RHP

RHP User

M52 F57

Relaxation tips for the male half.

December 23 2018

A question from the M of the couple. As a couple we have had a little experience with soft swap and playing alone at a party. I'm all for seeing her enjoy herself with another man. Seeing her kiss other men is not an issue. So in short I'm eager for a full swap to happen. The issue is remaining/getting hard so that we can both enjoy the experience. What relaxation tips do people have? Tried having a couple of drinks to relax and tends to send me to the toilet every 2 seconds. Hearing crowd noise has also been off putting. Crowded play rooms have also been an issue in trying to relax. It's getting to the point that I'm wondering if I'll ever relax in a party environment. - Posted from rhpmobile

Comments

  • RHP

    RHP User

    7 years ago

    Ive been to a few parties now and personally i never have sex at events. Ive been in rooms full of people having sex and not been in the least bit interested in participating and thats been with men, women, CDs and Trans. I go to events to meet and talk to people, plus ive never been approached for sex and therefore never expect it or look for it, and to be honest would probably reject it if it was offered. In these situations you need to be in the right mindset and forcing it would only lead to bad results.
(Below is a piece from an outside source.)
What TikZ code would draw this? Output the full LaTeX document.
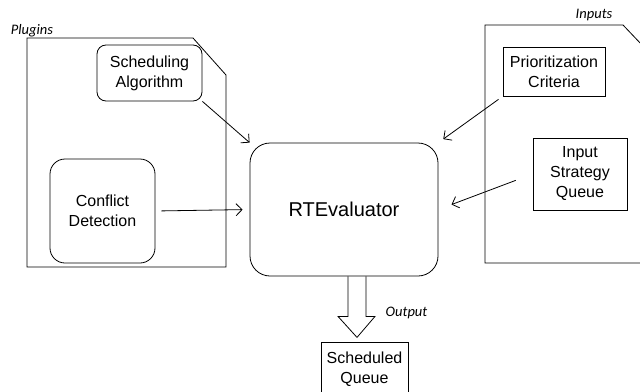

If you cant relax, then dont try and force yourself because youd probably regret it. Work out a situation that works equally for the both of you so you're both equally happy. Thats just in my humble opinion.

  • RHP

    RHP User

    7 years ago

    Maybe you need to consider at this point in time parties and clubs where you can play are not for you (remember I’m only saying st this point in time). If you struggle to remain hard during these events given the veritable treasure trove of erotic situations you are surrounded with then maybe consideration needs to be given to attending events on a smaller scale. Maybe you need to consider a few more intimate gatherings before attempting another party/club environment. Meet with a couple (whoever that may be) and see if an erection can be maintained in a more intimate environment. Then you could potentially look at organising something with two couples. What you have to consider is that parties aren’t for everyone. And that’s ok - just because it may not be for you doesn’t mean you can’t find and set up and environment that is for you.

  • RHP

    RHP User

    7 years ago

    Not everyone enjoys sex in public at parties and I find myself being self conscious too Most guys I play with feel similar and erections wax and wane with what else is going on around. There’s Exhibitionists that get off on people watching and part of me thinks “good for them” as I really enjoy the show. So no tips other than perhaps realizing that some of those things take time to get used to , be patient with yourself and build up the familiarity with the environment. It may just be time.

  • RHP

    RHP User

    7 years ago

    Both good advice. Paying the entry fee makes me feel like I should play on the night but you're right Alison, shouldn't put that pressure on myself to play then and there if I'm not feeling it. We have a few couples lined up for meet ups in the new year. Biggest issue is finding a day that everyone is available. Thanks again guys.

  • totally_normal

    totally_normal

    7 years ago

    There is no obligation to play, but if you are keen to have recreational sex in a club or multiple person environment and suffer stage fright, there are pills that can help, I am sure they were invented for just such a situation. Talk to your GP about your erectile issues (you may or may not want to mention the details) and keep the tablets for special occasions. Sometimes just knowing you have that backup option can be enough to improve the situation.

  • boobsandbusted

    boobsandbusted

    7 years ago

    find some good freinds to go with. that are easy going and help you feel relaxed ,play with them in a closed room or a slightly private area ,some places and partys are quite intimidating. in the beginning ,hell we still find it hard when it’s very crowded and have to fight for space. and not want to be fending off other people at times ,or maybe find some freinds and play with them. at home a hotel or there place then add in another couple and build from there ,most of all don’t worry too much about it ,i know how you feel about paying and not playing but swinging is at times as much a social and net working thing. to find those freinds to play with at a later date in a better environment ,for yourself ,if you play you play if you don’t you don’t ,it’s just a little bit of what ever ,lol mr b

  • boobsandbusted

    boobsandbusted

    7 years ago

    also hopefully you will find a couple that will just get all your attention be a bit experienced and you will so excited by them the outside world does not exist, mr b

  • boobsandbusted

    boobsandbusted

    7 years ago

    gawd me again , maybe watch out for the relaxing drinks ,we have found with many ,booze is an hard on killer if you have more than a couple ,everyone is different but booze seems to be a common denominator as well as nerves mr b

  • RHP

    RHP User

    7 years ago

    You guys(mainly the male half). What you are experiencing is very common in men in public sexual acts and exhibition. To resolve the problem you have to "Master the Art of Tuning out." There is not much written or researched about the subject, which is said because it does affect many of us males when starting to swing in mass gatherings. There are simple tricks that you can do to get rid of your concern and what effects you wanting to perform in public. The best person to help is your wife. Once you practice with her, then the rest all falls into place.